• _Recorded data_
* * * *
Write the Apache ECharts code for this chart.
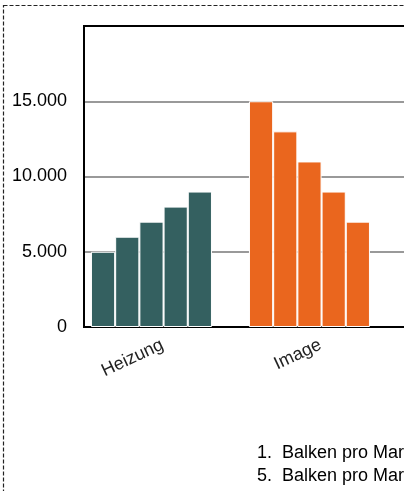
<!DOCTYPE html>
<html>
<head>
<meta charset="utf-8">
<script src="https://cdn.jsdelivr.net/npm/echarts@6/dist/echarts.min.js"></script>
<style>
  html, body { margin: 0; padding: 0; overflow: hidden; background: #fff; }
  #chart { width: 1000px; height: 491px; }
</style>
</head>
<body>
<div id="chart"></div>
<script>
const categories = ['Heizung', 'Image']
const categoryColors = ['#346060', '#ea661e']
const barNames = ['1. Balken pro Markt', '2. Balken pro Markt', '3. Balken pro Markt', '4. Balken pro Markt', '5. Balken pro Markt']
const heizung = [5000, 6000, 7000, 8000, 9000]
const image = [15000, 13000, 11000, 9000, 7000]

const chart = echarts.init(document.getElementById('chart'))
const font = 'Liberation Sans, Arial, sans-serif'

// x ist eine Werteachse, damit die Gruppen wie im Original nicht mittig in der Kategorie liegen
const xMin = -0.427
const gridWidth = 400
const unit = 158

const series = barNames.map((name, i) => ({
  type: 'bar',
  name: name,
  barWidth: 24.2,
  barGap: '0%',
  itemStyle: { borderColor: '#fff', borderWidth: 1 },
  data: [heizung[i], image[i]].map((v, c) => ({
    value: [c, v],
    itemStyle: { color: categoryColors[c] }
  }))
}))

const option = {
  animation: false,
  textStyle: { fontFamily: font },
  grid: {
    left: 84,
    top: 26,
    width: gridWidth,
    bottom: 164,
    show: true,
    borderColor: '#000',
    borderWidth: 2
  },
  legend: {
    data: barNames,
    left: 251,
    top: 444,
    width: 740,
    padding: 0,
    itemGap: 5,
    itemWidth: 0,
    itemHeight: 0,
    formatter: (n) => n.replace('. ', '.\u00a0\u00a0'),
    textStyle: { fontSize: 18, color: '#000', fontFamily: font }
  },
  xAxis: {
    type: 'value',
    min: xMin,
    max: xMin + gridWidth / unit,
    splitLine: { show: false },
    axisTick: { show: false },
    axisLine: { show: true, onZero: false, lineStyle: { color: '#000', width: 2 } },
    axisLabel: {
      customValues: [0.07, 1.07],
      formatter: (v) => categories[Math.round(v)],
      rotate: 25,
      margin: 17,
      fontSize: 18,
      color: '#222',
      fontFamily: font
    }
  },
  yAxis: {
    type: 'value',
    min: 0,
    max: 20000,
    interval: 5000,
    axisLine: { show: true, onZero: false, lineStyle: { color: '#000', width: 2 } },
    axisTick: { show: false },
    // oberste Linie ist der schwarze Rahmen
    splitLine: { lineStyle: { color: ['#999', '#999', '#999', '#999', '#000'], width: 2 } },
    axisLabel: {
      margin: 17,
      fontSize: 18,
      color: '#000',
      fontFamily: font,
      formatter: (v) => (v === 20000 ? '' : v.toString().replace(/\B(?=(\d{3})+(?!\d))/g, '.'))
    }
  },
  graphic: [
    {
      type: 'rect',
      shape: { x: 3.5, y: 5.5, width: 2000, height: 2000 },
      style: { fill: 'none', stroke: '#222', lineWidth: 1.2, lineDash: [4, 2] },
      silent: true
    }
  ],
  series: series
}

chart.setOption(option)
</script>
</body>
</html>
* * * *
• _Request_
Transcribe all the lines above exactly, apart from the pictures.

• _Solution_
Write the Apache ECharts code for this chart.
<!DOCTYPE html>
<html>
<head>
<meta charset="utf-8">
<script src="https://cdn.jsdelivr.net/npm/echarts@6/dist/echarts.min.js"></script>
<style>
  html, body { margin: 0; padding: 0; overflow: hidden; background: #fff; }
  #chart { width: 1000px; height: 491px; }
</style>
</head>
<body>
<div id="chart"></div>
<script>
const categories = ['Heizung', 'Image']
const categoryColors = ['#346060', '#ea661e']
const barNames = ['1. Balken pro Markt', '2. Balken pro Markt', '3. Balken pro Markt', '4. Balken pro Markt', '5. Balken pro Markt']
const heizung = [5000, 6000, 7000, 8000, 9000]
const image = [15000, 13000, 11000, 9000, 7000]

const chart = echarts.init(document.getElementById('chart'))
const font = 'Liberation Sans, Arial, sans-serif'

// x ist eine Werteachse, damit die Gruppen wie im Original nicht mittig in der Kategorie liegen
const xMin = -0.427
const gridWidth = 400
const unit = 158

const series = barNames.map((name, i) => ({
  type: 'bar',
  name: name,
  barWidth: 24.2,
  barGap: '0%',
  itemStyle: { borderColor: '#fff', borderWidth: 1 },
  data: [heizung[i], image[i]].map((v, c) => ({
    value: [c, v],
    itemStyle: { color: categoryColors[c] }
  }))
}))

const option = {
  animation: false,
  textStyle: { fontFamily: font },
  grid: {
    left: 84,
    top: 26,
    width: gridWidth,
    bottom: 164,
    show: true,
    borderColor: '#000',
    borderWidth: 2
  },
  legend: {
    data: barNames,
    left: 251,
    top: 444,
    width: 740,
    padding: 0,
    itemGap: 5,
    itemWidth: 0,
    itemHeight: 0,
    formatter: (n) => n.replace('. ', '.\u00a0\u00a0'),
    textStyle: { fontSize: 18, color: '#000', fontFamily: font }
  },
  xAxis: {
    type: 'value',
    min: xMin,
    max: xMin + gridWidth / unit,
    splitLine: { show: false },
    axisTick: { show: false },
    axisLine: { show: true, onZero: false, lineStyle: { color: '#000', width: 2 } },
    axisLabel: {
      customValues: [0.07, 1.07],
      formatter: (v) => categories[Math.round(v)],
      rotate: 25,
      margin: 17,
      fontSize: 18,
      color: '#222',
      fontFamily: font
    }
  },
  yAxis: {
    type: 'value',
    min: 0,
    max: 20000,
    interval: 5000,
    axisLine: { show: true, onZero: false, lineStyle: { color: '#000', width: 2 } },
    axisTick: { show: false },
    // oberste Linie ist der schwarze Rahmen
    splitLine: { lineStyle: { color: ['#999', '#999', '#999', '#999', '#000'], width: 2 } },
    axisLabel: {
      margin: 17,
      fontSize: 18,
      color: '#000',
      fontFamily: font,
      formatter: (v) => (v === 20000 ? '' : v.toString().replace(/\B(?=(\d{3})+(?!\d))/g, '.'))
    }
  },
  graphic: [
    {
      type: 'rect',
      shape: { x: 3.5, y: 5.5, width: 2000, height: 2000 },
      style: { fill: 'none', stroke: '#222', lineWidth: 1.2, lineDash: [4, 2] },
      silent: true
    }
  ],
  series: series
}

chart.setOption(option)
</script>
</body>
</html>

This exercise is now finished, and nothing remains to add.